Early that evening Wilson and Gallagher and Staff Sergeant Croft had started a game of seven card stud with a couple of orderlies from headquarters platoon.

 

Then we get a scene of a card game with Wilson, Gallagher, and Croft. We get inside Wilson’s head:
He was feeling very good.
In the next paragraph, we enter Croft’s head for a second to find out he is annoyed by the hands he’s been getting. Soon Wilson
reflected for a moment, holding an undealt card in his hand.
Then we are told Wilson is dejected. We get into Gallagher’s head—his conscience is bothering him, he is thinking of his seven-month-pregnant wife back home. And so it goes. We are told things by the omniscient author, and we go in and out of the minds of the three card players. Young as he was when he wrote
The Naked and the Dead,
Mailer’s natural talent overcame his lack of experience. His use of the omniscient point of view seems instinctive,
but he made it work well because the reader feels the author is in control. The great danger in using the omniscient point of view is the loss of control that is attributable to the lack of discipline.

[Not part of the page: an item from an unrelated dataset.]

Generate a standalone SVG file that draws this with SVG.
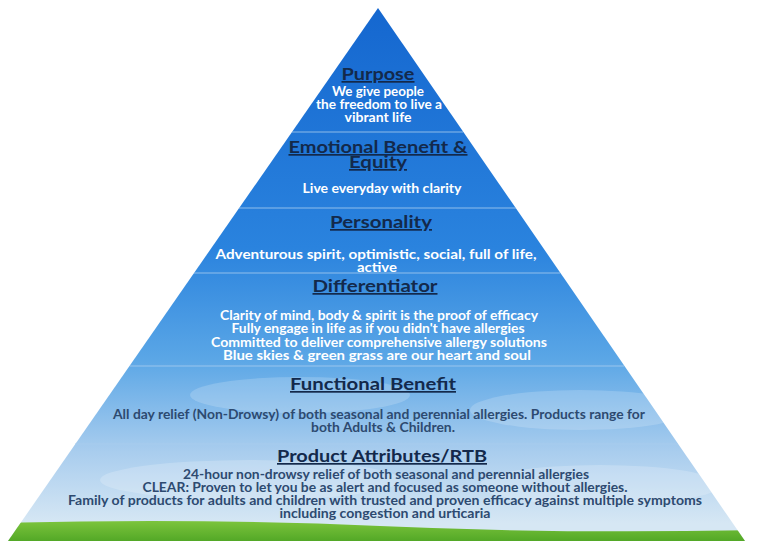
<svg xmlns="http://www.w3.org/2000/svg" width="757" height="551" viewBox="0 0 757 551">
<style>
.t{font-family:Lato,"Open Sans",sans-serif;font-weight:bold;font-size:17px;fill:#13294b;text-anchor:middle;text-decoration:underline}
.w{font-family:Lato,"Open Sans",sans-serif;font-weight:bold;font-size:12.5px;fill:#fff;text-anchor:middle}
.d{font-family:Lato,"Open Sans",sans-serif;font-weight:bold;font-size:12.5px;fill:#2d4a70;text-anchor:middle}
.sep{stroke:#a9cdf0;stroke-width:1.2;opacity:0.8}
</style>
<defs>
<linearGradient id="sky" x1="0" y1="0" x2="0" y2="1">
<stop offset="0" stop-color="#1466cf"/>
<stop offset="0.45" stop-color="#2a83de"/>
<stop offset="0.65" stop-color="#5aa6e6"/>
<stop offset="0.82" stop-color="#a9cdee"/>
<stop offset="0.95" stop-color="#d6e7f4"/>
</linearGradient>
<linearGradient id="grass" x1="0" y1="0" x2="0" y2="1">
<stop offset="0" stop-color="#7cc43c"/>
<stop offset="1" stop-color="#3e9a1c"/>
</linearGradient>
<clipPath id="pc"><polygon points="378,8 8,541 745,541"/></clipPath>
</defs>
<rect width="757" height="551" fill="#fff"/>
<g id="pyramid" clip-path="url(#pc)">
<rect x="0" y="0" width="757" height="551" fill="url(#sky)"/>
<ellipse cx="300" cy="395" rx="110" ry="18" fill="#fff" opacity="0.18"/>
<ellipse cx="580" cy="410" rx="110" ry="20" fill="#fff" opacity="0.18"/>
<ellipse cx="250" cy="480" rx="150" ry="20" fill="#fff" opacity="0.2"/>
<ellipse cx="600" cy="485" rx="120" ry="20" fill="#fff" opacity="0.2"/>
<path d="M0,523 Q200,518 380,526 T757,530 L757,551 L0,551 Z" fill="url(#grass)"/>
</g>
<g id="connectors">
<line class="sep" x1="292" y1="132" x2="463" y2="132"/>
<line class="sep" x1="239" y1="208" x2="516" y2="208"/>
<line class="sep" x1="194" y1="273" x2="560" y2="273"/>
<line class="sep" x1="130" y1="366" x2="624" y2="366"/>
<line class="sep" x1="75" y1="444" x2="678" y2="444"/>
</g>
<g id="purpose">
<text class="t" x="378" y="80" textLength="73" lengthAdjust="spacingAndGlyphs">Purpose</text>
<text class="w" x="378" y="96" textLength="92" lengthAdjust="spacingAndGlyphs">We give people</text>
<text class="w" x="379" y="109" textLength="126" lengthAdjust="spacingAndGlyphs">the freedom to live a</text>
<text class="w" x="378" y="122" textLength="67" lengthAdjust="spacingAndGlyphs">vibrant life</text>
</g>
<g id="emotional">
<text class="t" x="378" y="153" textLength="179" lengthAdjust="spacingAndGlyphs">Emotional Benefit &amp;</text>
<text class="t" x="378" y="168" textLength="58" lengthAdjust="spacingAndGlyphs">Equity</text>
<text class="w" x="382" y="193" textLength="159" lengthAdjust="spacingAndGlyphs">Live everyday with clarity</text>
</g>
<g id="personality">
<text class="t" x="381" y="228" textLength="102" lengthAdjust="spacingAndGlyphs">Personality</text>
<text class="w" x="376" y="259" textLength="321" lengthAdjust="spacingAndGlyphs">Adventurous spirit, optimistic, social, full of life,</text>
<text class="w" x="377" y="272" textLength="40" lengthAdjust="spacingAndGlyphs">active</text>
</g>
<g id="differentiator">
<text class="t" x="375" y="292" textLength="125" lengthAdjust="spacingAndGlyphs">Differentiator</text>
<text class="w" x="379" y="320" textLength="318" lengthAdjust="spacingAndGlyphs">Clarity of mind, body &amp; spirit is the proof of efficacy</text>
<text class="w" x="378" y="333" textLength="293" lengthAdjust="spacingAndGlyphs">Fully engage in life as if you didn't have allergies</text>
<text class="w" x="379" y="347" textLength="336" lengthAdjust="spacingAndGlyphs">Committed to deliver comprehensive allergy solutions</text>
<text class="w" x="377" y="360" textLength="308" lengthAdjust="spacingAndGlyphs">Blue skies &amp; green grass are our heart and soul</text>
</g>
<g id="functional">
<text class="t" x="373" y="390" textLength="166" lengthAdjust="spacingAndGlyphs">Functional Benefit</text>
<text class="d" x="379" y="419" textLength="532" lengthAdjust="spacingAndGlyphs">All day relief (Non-Drowsy) of both seasonal and perennial allergies.  Products range for</text>
<text class="d" x="383" y="432" textLength="144" lengthAdjust="spacingAndGlyphs">both Adults &amp; Children.</text>
</g>
<g id="product">
<text class="t" x="382" y="462" textLength="210" lengthAdjust="spacingAndGlyphs">Product Attributes/RTB</text>
<text class="d" x="386" y="479" textLength="406" lengthAdjust="spacingAndGlyphs">24-hour non-drowsy relief of both seasonal and perennial allergies</text>
<text class="d" x="385" y="492" textLength="485" lengthAdjust="spacingAndGlyphs">CLEAR: Proven to let you be as alert and focused as someone without allergies.</text>
<text class="d" x="385" y="505" textLength="634" lengthAdjust="spacingAndGlyphs">Family of products for adults and children with trusted and proven efficacy against multiple symptoms</text>
<text class="d" x="385" y="518" textLength="211" lengthAdjust="spacingAndGlyphs">including congestion and urticaria</text>
</g>
</svg>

While an author can write about characters more sophisticated than himself, it is difficult to fashion a character who is more knowledgeable and intelligent than the author, particularly if the author is going into the character’s most profound thoughts. That’s why characters like scientists, public figures, and intellectuals in some popular novels come across as stilted or fake. Similarly, if the author is writing about people less intelligent than himself, he must be careful not to put thoughts into a character’s head that are beyond that character’s capabilities.

 

The major decision, of course, is which point of view to use. Some of the authors I’ve worked with have an instinct for one or another point of view based in some measure on their experience as readers. Those who write thrillers usually write in the third person. Those whose reading has been mainly literary are more often tempted by the first person. But that still leaves a large terrain in the middle. Mainstream fiction is written in both first and third person. My advice is to try the form that feels comfortable to you. One advantage of understanding point of view is that if your work isn’t satisfying you, you can always put the draft aside and rewrite it from another point of view. If you’ve used third person, try first. If you’ve used omniscient, try third or first. Or both. Switching points of view has saved novels that were going nowhere.

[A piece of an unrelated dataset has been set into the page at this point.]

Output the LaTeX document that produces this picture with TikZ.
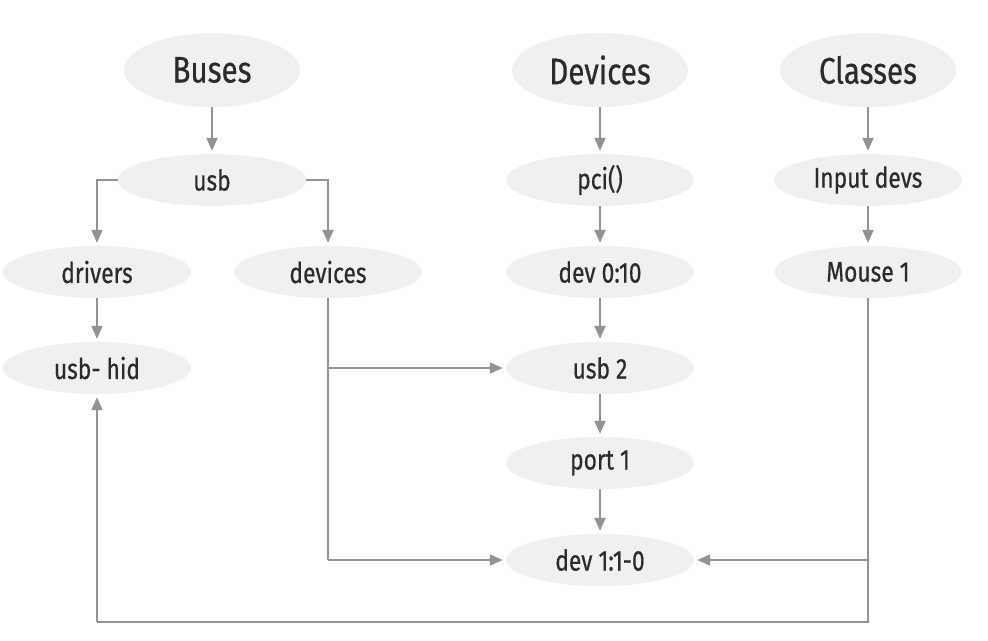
\documentclass[tikz,border=0pt]{standalone}
\usepackage{fontspec}
\setmainfont[FakeStretch=0.8,FakeBold=0.5]{Fira Sans}
\usetikzlibrary{shapes.geometric,arrows.meta}
\definecolor{ellfill}{HTML}{F0F0F0}
\definecolor{linegray}{HTML}{939393}
\definecolor{txt}{HTML}{2B2B2B}
\tikzset{
  bignode/.style={ellipse, fill=ellfill, draw=none, minimum width=176pt, minimum height=74pt, inner sep=0pt, text=txt, font=\fontsize{37}{39}\selectfont},
  smallnode/.style={ellipse, fill=ellfill, draw=none, minimum width=188pt, minimum height=52pt, inner sep=0pt, text=txt, font=\fontsize{28.5}{30}\selectfont},
  conn/.style={draw=linegray, line width=2pt},
  arr/.style={conn, -{Triangle[length=13pt,width=11pt]}, shorten >=3pt}
}
\begin{document}
\begin{tikzpicture}[x=1pt,y=-1pt]
\useasboundingbox (0,0) rectangle (988,640);
\node[bignode] (buses) at (212,70) {Buses};
\node[bignode] (devs) at (600,70) {Devices};
\node[bignode] (classes) at (868,70) {Classes};
\node[smallnode] (usb) at (212,180) {usb};
\node[smallnode] (pci) at (600,180) {pci()};
\node[smallnode] (input) at (868,180) {Input devs};
\node[smallnode] (drivers) at (97,272) {drivers};
\node[smallnode] (devices) at (328,272) {devices};
\node[smallnode] (dev010) at (600,272) {dev 0:10};
\node[smallnode] (mouse) at (868,272) {Mouse 1};
\node[smallnode] (usbhid) at (97,368) {usb- hid};
\node[smallnode] (usb2) at (600,368) {usb 2};
\node[smallnode] (port1) at (600,463) {port 1};
\node[smallnode] (dev110) at (600,560) {dev 1:1-0};
\coordinate (bl) at (97,622);
\coordinate (br) at (868,622);
\coordinate (brm) at (868,560);
\coordinate (dvb) at (328,560);
\coordinate (dvm) at (328,368);
% vertical chains
\draw[arr] (buses) -- (usb);
\draw[arr] (devs) -- (pci);
\draw[arr] (pci) -- (dev010);
\draw[arr] (dev010) -- (usb2);
\draw[arr] (usb2) -- (port1);
\draw[arr] (port1) -- (dev110);
\draw[arr] (classes) -- (input);
\draw[arr] (input) -- (mouse);
\draw[arr] (drivers) -- (usbhid);
% usb branches
\draw[arr] (usb.west) -| (drivers.north);
\draw[arr] (usb.east) -| (devices.north);
% devices links
\draw[conn] (devices.south) -- (dvb);
\draw[arr] (dvm) -- (usb2.west);
\draw[arr] (dvb) -- (dev110.west);
% mouse loop
\draw[conn] (mouse.south) -- (br) -- (bl);
\draw[arr] (bl) -- (usbhid.south);
\draw[arr] (brm) -- (dev110.east);
\end{tikzpicture}
\end{document}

Earlier in this chapter I mentioned that there are ways to get around some of the limitations of first-person point of view. The most important, of course, is to get beyond the character’s horizon and let the reader experience an event where the first person narrator was not present. In the following example, a character named Florence is speaking:

 

“The old bitch threatened to blow the party if I was invited, though the occasion was as much mine as Rose’s. Helen told me she put her punch glass down in the first minute because the punch tasted as if it were made with grape juice and gasoline. Debbie, would you believe it, phoned me from her car to say the background music was so loud you couldn’t hear what anybody said if you didn’t know how to lip read. I could hardly hear her because of the traffic noise. Thank heaven Maryanne came zipping straight over from the party to tell me Sally’s husband looked like he wouldn’t last an
other day. And Rose, she said Rose’s breath kept everyone standing at least three feet away from her, looking for an excuse to escape. I wasn’t invited, but I might as well have been. I probably know more about what happened than anybody.”

 

Note that to help credibility, there is a sense of cattiness and conflict in Florence’s attitude toward the people at the party. A simpler but perhaps less credible way would be to give the first-person character a legitimate reason to ask about what is for her an offstage event. Or the first-person character addressing the reader can guess what might be happening at that moment elsewhere. The point to remember is that you have to motivate the reporting of offstage scenes. And whenever possible keep the report visual. We see Helen putting the awful punch down. We hear Debbie with difficulty as well as see her use her car phone. We smell Rose’s breath.